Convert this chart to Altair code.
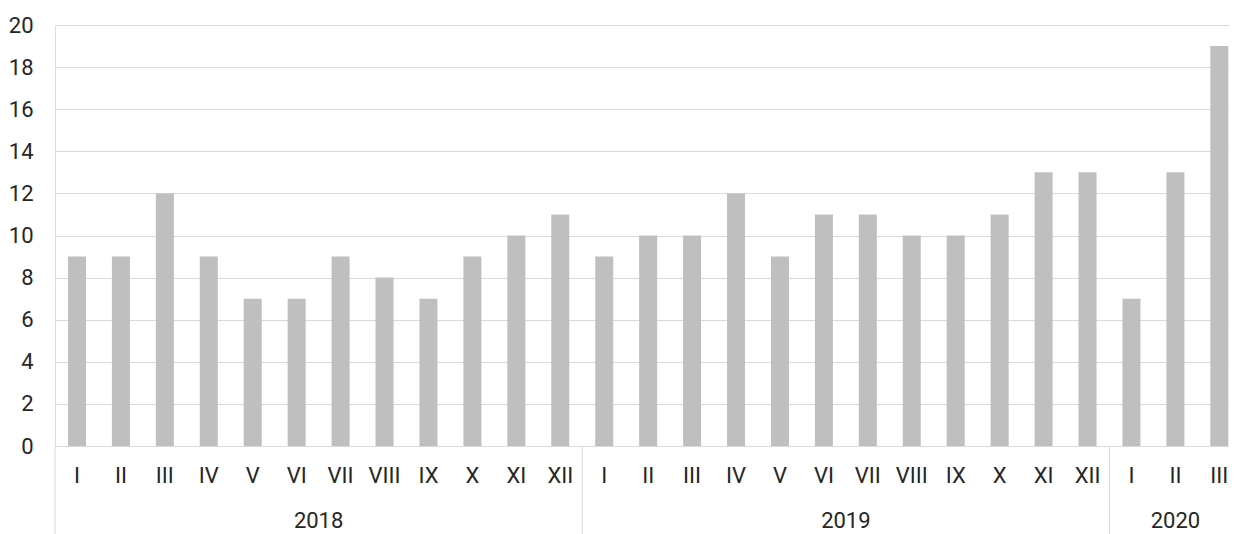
import altair as alt
import pandas as pd

# ---- data ----
months = ["I", "II", "III", "IV", "V", "VI", "VII", "VIII", "IX", "X", "XI", "XII",
          "I", "II", "III", "IV", "V", "VI", "VII", "VIII", "IX", "X", "XI", "XII",
          "I", "II", "III"]
years = ["2018"] * 12 + ["2019"] * 12 + ["2020"] * 3
values = [9, 9, 12, 9, 7, 7, 9, 8, 7, 9, 10, 11,
          9, 10, 10, 12, 9, 11, 11, 10, 10, 11, 13, 13,
          7, 13, 19]
year_labels = ["2018", "2019", "2020"]
year_sizes = [12, 12, 3]

FONT = "Roboto"
TEXT_COLOR = "#262626"
BAR_COLOR = "#bfbfbf"
GRID_COLOR = "#d9d9d9"
FS = 22

PLOT_W = 1174
PLOT_H = 421
X_MAX = 26.72  # visible part of the 27 category slots

# ---- tables built from the arrays ----
bars = pd.DataFrame({
    "idx": list(range(len(values))),
    "month": months,
    "year": years,
    "value": values,
})
bars["start"] = bars["idx"] + 0.295
bars["end"] = bars["idx"] + 0.705
bars["mid"] = bars["idx"] + 0.5
bars["zero"] = 0

starts = []
acc = 0
for s in year_sizes:
    starts.append(acc)
    acc += s
yrs = pd.DataFrame({"year": year_labels, "start": starts, "size": year_sizes})
yrs["center"] = yrs["start"] + yrs["size"] / 2

xscale = alt.Scale(domain=[0, X_MAX], nice=False, zero=False)
yscale = alt.Scale(domain=[0, 20], nice=False)

bar_layer = alt.Chart(bars).mark_rect(color=BAR_COLOR, clip=True).encode(
    x=alt.X("start:Q", scale=xscale, axis=None),
    x2="end:Q",
    y=alt.Y("value:Q", scale=yscale,
            axis=alt.Axis(values=list(range(0, 21, 2)), grid=True, gridColor=GRID_COLOR,
                          gridWidth=1, domain=False, ticks=False, labelPadding=22,
                          labelFont=FONT, labelFontSize=FS, labelColor=TEXT_COLOR,
                          title=None)),
    y2="zero:Q",
)

month_layer = alt.Chart(bars).mark_text(
    font=FONT, fontSize=FS, color=TEXT_COLOR, baseline="middle", align="center"
).encode(
    x=alt.X("mid:Q", scale=xscale, axis=None),
    y=alt.value(PLOT_H + 30),
    text="month:N",
)

year_layer = alt.Chart(yrs).mark_text(
    font=FONT, fontSize=FS, color=TEXT_COLOR, baseline="middle", align="center"
).encode(
    x=alt.X("center:Q", scale=xscale, axis=None),
    y=alt.value(PLOT_H + 75),
    text="year:N",
)

sep_layer = alt.Chart(yrs).mark_rule(color=GRID_COLOR, strokeWidth=1).encode(
    x=alt.X("start:Q", scale=xscale, axis=None),
    y=alt.value(PLOT_H),
    y2=alt.value(PLOT_H + 90),
)

chart = alt.layer(bar_layer, sep_layer, month_layer, year_layer).properties(
    width=PLOT_W,
    height=PLOT_H,
    autosize=alt.AutoSizeParams(type="none"),
    padding={"left": 47, "top": 17, "right": 0, "bottom": 88},
).configure_view(stroke=None).configure(background="white")

chart.save("out.html", embed_options={"renderer": "svg", "actions": False})
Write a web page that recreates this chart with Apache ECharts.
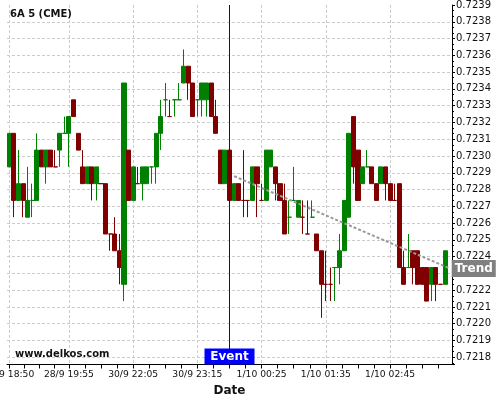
···
• GOAL: Select all lines in the listing above where the word "this" appears, and show them.

• SOLUTION TO THE EXERCISE:
Convert this chart to Altair code.
Write a web page that recreates this chart with Apache ECharts.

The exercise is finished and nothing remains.